Rescuing the Dogs of the Ninth Ward
The abandoned pit bull puppy was hairless, starved and bleeding. Tulane law student Kelly Gaus found the suffering animal as she was walking her own dogs around her Ninth Ward neighborhood of New Orleans.
First-year Tulane law student Kelly Gaus cuddles her latest rescues, German Shepherd puppies Breesie, right, and Vilma left, affectionately named after New Orleans Saints players. (Photo by Alicia Duplessis Jasmin)
"I couldn't leave her and decided to save her," says Gaus. And so, Dogs of the Ninth Ward or "D9," Gaus' dog rescue organization, was born.
"I pull stray or abandoned dogs off the streets of the Ninth Ward and nearby downtown neighborhoods," says Gaus, currently in her first year of law school. "The dogs are fully vet-checked, vaccinated, dewormed, microchipped, and spayed or neutered. I then place the dogs or puppies in loving foster homes, where they stay until they are adopted."
Other Tulane students are assisting the rescue efforts as well. First-year law student Ellen Forrester is among the community volunteers who provide temporary foster homes for newly rescued animals until they are permanently adopted.
Gaus is not new to community service. After earning an undergraduate degree from Tulane she worked for two years as a senior program coordinator at the Tulane Center for Public Service.
"We have a remarkably bad stray population," says Gaus. "People dump dogs from other areas. Most of our dogs are actually abandoned, not stray in the sense that they were born on the street."
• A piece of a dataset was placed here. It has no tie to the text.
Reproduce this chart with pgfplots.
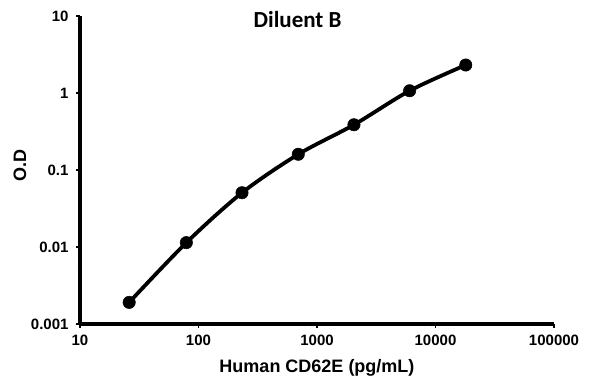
\documentclass[border=0pt]{standalone}
\usepackage{pgfplots}
\pgfplotsset{compat=1.18}
\usepackage{fontspec}
\setmainfont{Liberation Sans}
\newfontfamily\titlefont{Carlito}
\begin{document}
\begin{tikzpicture}
\path[use as bounding box] (0,0) rectangle (596bp,-384bp);
\begin{axis}[
  at={(80bp,-324bp)}, anchor=south west,
  scale only axis, width=474bp, height=308bp,
  xmode=log, ymode=log,
  xmin=10, xmax=100000, ymin=0.001, ymax=10,
  axis x line*=bottom, axis y line*=left,
  axis line style={line width=3.5bp, -},
  xtick={10,100,1000,10000,100000},
  xticklabels={10,100,1000,10000,100000},
  ytick={0.001,0.01,0.1,1,10},
  yticklabels={0.001,0.01,0.1,1,10},
  /pgf/number format/assume math mode=true,
  tick label style={font=\fontsize{15bp}{18bp}\selectfont\bfseries},
  xticklabel style={yshift=-4bp},
  yticklabel style={xshift=-4bp},
  tick style={black, line width=1.5bp},
  major tick length=4bp, minor tick length=2.5bp,
  tick align=outside,
  minor tick style={line width=1bp},
  xlabel={Human CD62E (pg/mL)},
  ylabel={O.D},
  label style={font=\fontsize{18bp}{21bp}\selectfont\bfseries},
  xlabel style={at={(axis description cs:0.5,0)}, anchor=center, yshift=-44bp},
  ylabel style={at={(axis description cs:-0.127,0.516)}, anchor=center, rotate=0},
  title={\titlefont\bfseries Diluent B},
  title style={at={(axis description cs:0.459,0.968)}, anchor=center, font=\fontsize{23bp}{26bp}\selectfont},
  clip=false,
]
\addplot[black, line width=3.8bp, smooth, mark=*, mark size=6.2bp, mark options={solid, line width=0.5bp}]
coordinates {
(26,0.00191) (79,0.0114) (233,0.0507) (695,0.160) (2050,0.387) (6050,1.07) (18000,2.31)
};
\end{axis}
\end{tikzpicture}
\end{document}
Has there been an increase of pet abandonment after Katrina?
"The numbers have definitely increased," Gaus says. "We're up to about the 8th or 9th generation post-K. But there was always a severe problem in the Ninth Ward, as well as certain other areas like Central City and New Orleans East. It's just gotten worse as funding and efforts have shifted to rebuilding."